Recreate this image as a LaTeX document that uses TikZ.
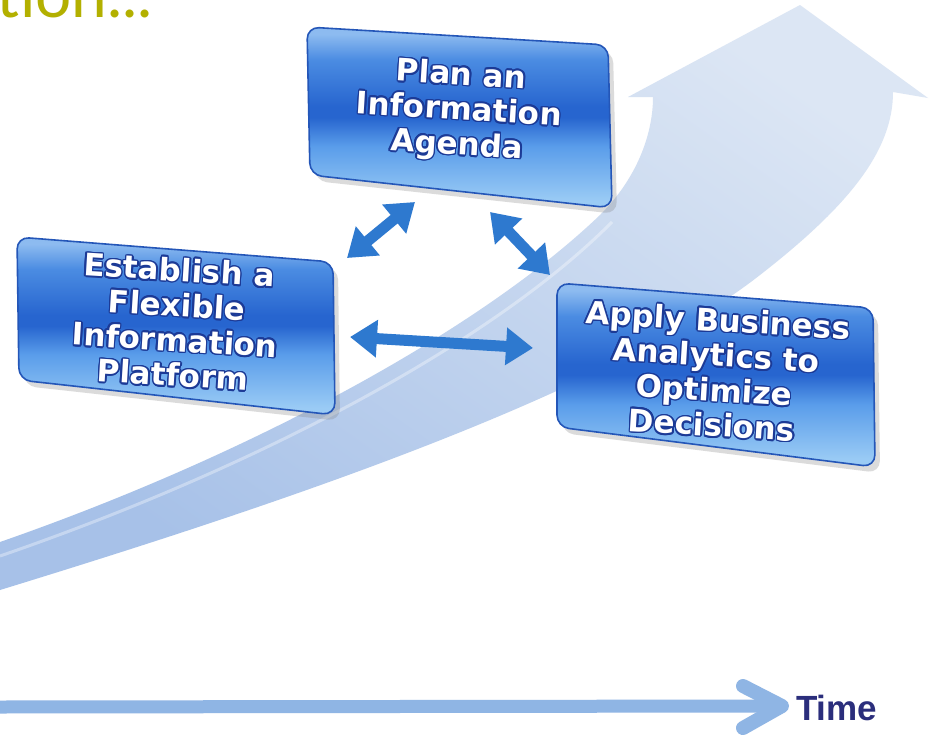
\documentclass[tikz,border=0pt]{standalone}
\usepackage{fontspec}
\usepackage{contour}
\usetikzlibrary{arrows.meta,shadows}
\newfontfamily\boxfont{DejaVu Sans}
\newfontfamily\timefont{Liberation Sans}
\newfontfamily\headfont{Lato}
\definecolor{arrowtop}{HTML}{DCE6F4}
\definecolor{arrowbot}{HTML}{A7C1E8}
\definecolor{boxedge}{HTML}{2456B8}
\definecolor{txtedge}{HTML}{1C3A96}
\definecolor{linkblue}{HTML}{2E79CF}
\definecolor{timeblue}{HTML}{8FB5E4}
\definecolor{timetext}{HTML}{2B2E7C}
\definecolor{titleolive}{HTML}{B3B000}
\definecolor{gtop}{HTML}{8DBBF0}
\definecolor{gmid}{HTML}{4B8CE2}
\definecolor{gdark}{HTML}{2765CF}
\definecolor{gmidb}{HTML}{5A9DEA}
\definecolor{gbot}{HTML}{9ACBF5}
\pgfdeclareverticalshading{glossy}{100bp}{color(0bp)=(gbot); color(27bp)=(gbot); color(42bp)=(gmidb); color(50bp)=(gdark); color(53bp)=(gdark); color(66bp)=(gmid); color(73bp)=(gtop); color(100bp)=(gtop)}
\contourlength{1.5pt}
\contournumber{16}
\newcommand{\ct}[1]{\contour{txtedge}{#1}}
\tikzset{
  boxshape/.style={shading=glossy, draw=boxedge, line width=1.6pt, rounded corners=12pt,
    drop shadow={shadow xshift=5pt, shadow yshift=-6pt, opacity=0.28}},
  boxtext/.style={text=white, font=\boxfont\bfseries\fontsize{31}{35}\selectfont, align=center, rotate=-3.5, inner sep=0pt},
  linkarrow/.style={draw=linkblue, line width=11pt, {Triangle[length=27pt,width=36pt]}-{Triangle[length=27pt,width=36pt]}},
  timearrow/.style={draw=timeblue, line width=13pt},
}
\begin{document}
\begin{tikzpicture}[x=1pt,y=-1pt]
\useasboundingbox (0,0) rectangle (934,740);
\clip (0,0) rectangle (934,740);
\fill[white] (0,0) rectangle (934,740);
% title fragment
\node[anchor=base east, inner sep=0pt, text=titleolive, font=\headfont\fontsize{64}{66}\selectfont] (title) at (153,17) {ation...};
% big curved arrow
\shade[top color=arrowtop, bottom color=arrowbot, shading angle=-35]
  (0,542) .. controls (250,455) and (480,330) .. (600,215)
  .. controls (640,175) and (653,130) .. (653,97)
  -- (628,97) -- (800,5) -- (928,98) -- (893,92)
  .. controls (893,150) and (850,205) .. (760,275)
  .. controls (600,400) and (250,513) .. (0,590) -- cycle;
\draw[white, opacity=0.35, line width=3pt] (0,556) .. controls (250,470) and (490,345) .. (612,222);
% boxes
\shade[boxshape] (307,27) -- (608,45) -- (612,208) -- (310,175) -- cycle;
\shade[boxshape] (17,237) -- (333,262) -- (335,415) -- (19,380) -- cycle;
\shade[boxshape] (557,283) -- (873,308) -- (875,467) -- (557,427) -- cycle;
\node[boxtext] (plan) at (459,112) {\ct{Plan an}\\\ct{Information}\\\ct{Agenda}};
\node[boxtext] (est) at (176,323) {\ct{Establish a}\\\ct{Flexible}\\\ct{Information}\\\ct{Platform}};
\node[boxtext] (apply) at (715,373) {\ct{Apply Business}\\\ct{Analytics to}\\\ct{Optimize}\\\ct{Decisions}};
% link arrows
\coordinate (a1s) at (347,258);
\coordinate (a1e) at (415,202);
\coordinate (a2s) at (490,212);
\coordinate (a2e) at (550,275);
\coordinate (a3s) at (350,337);
\coordinate (a3e) at (533,348);
\draw[linkarrow] (a1s) -- (a1e);
\draw[linkarrow] (a2s) -- (a2e);
\draw[linkarrow] (a3s) -- (a3e);
% time axis
\node[anchor=base west, inner sep=0pt, text=timetext, font=\timefont\bfseries\fontsize{35}{38}\selectfont] (time) at (796,720) {Time};
\coordinate (tstart) at (-5,707);
\coordinate (ttip) at (782,706);
\coordinate (tb1) at (743,686);
\coordinate (tb2) at (743,728);
\draw[timearrow] (tstart) -- (ttip);
\draw[timearrow, line width=14pt, line cap=round, line join=round] (tb1) -- (ttip) -- (tb2);
\end{tikzpicture}
\end{document}
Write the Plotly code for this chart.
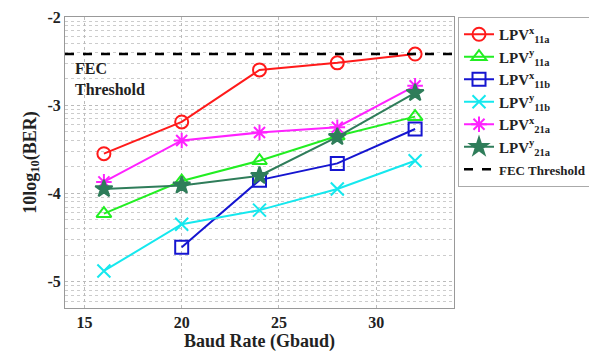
import plotly.graph_objects as go

baud = [16, 20, 24, 28, 32]
lpv11a_x = [-3.55, -3.19, -2.60, -2.52, -2.42]
lpv11a_y = [-4.23, -3.86, -3.63, -3.35, -3.13]
lpv11b_x = [None, -4.61, -3.85, -3.66, -3.27]
lpv11b_y = [-4.88, -4.35, -4.19, -3.95, -3.63]
lpv21a_x = [-3.87, -3.40, -3.31, -3.25, -2.78]
lpv21a_y = [-3.95, -3.91, -3.80, -3.36, -2.86]
fec_threshold = -2.42

y_ticks = [-2, -3, -4, -5]
x_ticks = [15, 20, 25, 30]

FONT = "Liberation Serif"

series = [
    ("LPV<sup>x</sup><sub>11a</sub>", lpv11a_x, "#ff1a1a", "circle-open"),
    ("LPV<sup>y</sup><sub>11a</sub>", lpv11a_y, "#22ee22", "triangle-up-open"),
    ("LPV<sup>x</sup><sub>11b</sub>", lpv11b_x, "#1515d0", "square-open"),
    ("LPV<sup>y</sup><sub>11b</sub>", lpv11b_y, "#15e8ee", "x-thin-open"),
    ("LPV<sup>x</sup><sub>21a</sub>", lpv21a_x, "#ff22ff", "asterisk-open"),
    ("LPV<sup>y</sup><sub>21a</sub>", lpv21a_y, "#2f7d5a", "star"),
]

fig = go.Figure()
for name, vals, color, sym in series:
    ber = [None if v is None else 10 ** v for v in vals]
    fig.add_trace(go.Scatter(
        x=baud, y=ber, name=f"<b>{name}</b>", mode="lines+markers",
        line=dict(color=color, width=2),
        marker=dict(symbol=sym, size=13, color=color,
                    line=dict(color=color, width=2)),
    ))

# legend entry for the FEC threshold
fig.add_trace(go.Scatter(
    x=[None], y=[None],
    name='<span style="font-size:13px"><b>FEC Threshold</b></span>',
    mode="lines",
    line=dict(color="black", width=2.5, dash="dash"),
))
fig.add_shape(type="line", xref="paper", x0=0, x1=1, yref="y",
              y0=10 ** fec_threshold, y1=10 ** fec_threshold,
              line=dict(color="black", width=2.5, dash="dash"))

fig.add_annotation(text="<b>FEC<br>Threshold</b>", xref="paper", yref="paper",
                   x=0.02, y=0.86, xanchor="left", yanchor="top",
                   align="left", showarrow=False,
                   font=dict(family=FONT, size=16, color="#222"))

minor_vals = [k * 10 ** d for d in range(-6, -1) for k in range(2, 10)]

fig.update_layout(
    width=589, height=358,
    margin=dict(l=65, r=135, t=17, b=50, autoexpand=False),
    paper_bgcolor="white", plot_bgcolor="white",
    font=dict(family=FONT, size=16, color="#222"),
    legend=dict(x=1.0103, y=1.0, xanchor="left", yanchor="top",
                bordercolor="#aaaaaa", borderwidth=1,
                font=dict(family=FONT, size=15, color="#222"),
                tracegroupgap=2, itemwidth=30),
    xaxis=dict(range=[14, 34], tickvals=x_ticks,
               ticktext=[f"<b>{t}</b>" for t in x_ticks],
               showgrid=True, gridcolor="#bbbbbb", griddash="dot", gridwidth=1,
               showline=True, linecolor="#999999", mirror=True, ticks="",
               zeroline=False,
               title=dict(text="<b>Baud Rate (Gbaud)</b>", standoff=2,
                          font=dict(family=FONT, size=18))),
    yaxis=dict(type="log", range=[-5.3, -2],
               tickvals=[10 ** t for t in y_ticks],
               ticktext=[f"<b>{t}</b>" for t in y_ticks],
               showgrid=True, gridcolor="#bbbbbb", griddash="dot", gridwidth=1,
               showline=True, linecolor="#999999", mirror=True, ticks="",
               zeroline=False,
               minor=dict(tickmode="array", tickvals=minor_vals,
                          showgrid=True, gridcolor="#cccccc",
                          griddash="dot", gridwidth=1, ticks=""),
               title=dict(text="<b>10log<sub>10</sub>(BER)</b>", standoff=6,
                          font=dict(family=FONT, size=18))),
)

fig.write_html("out.html")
━━━━━━━━━━
» The problem
Taking the material above, give again exactly the lines from the one holding "Write the Plotly code for this chart." through the one holding "import plotly.graph_objects as go", with both ends and without pictures.

» The answer
Write the Plotly code for this chart.
import plotly.graph_objects as go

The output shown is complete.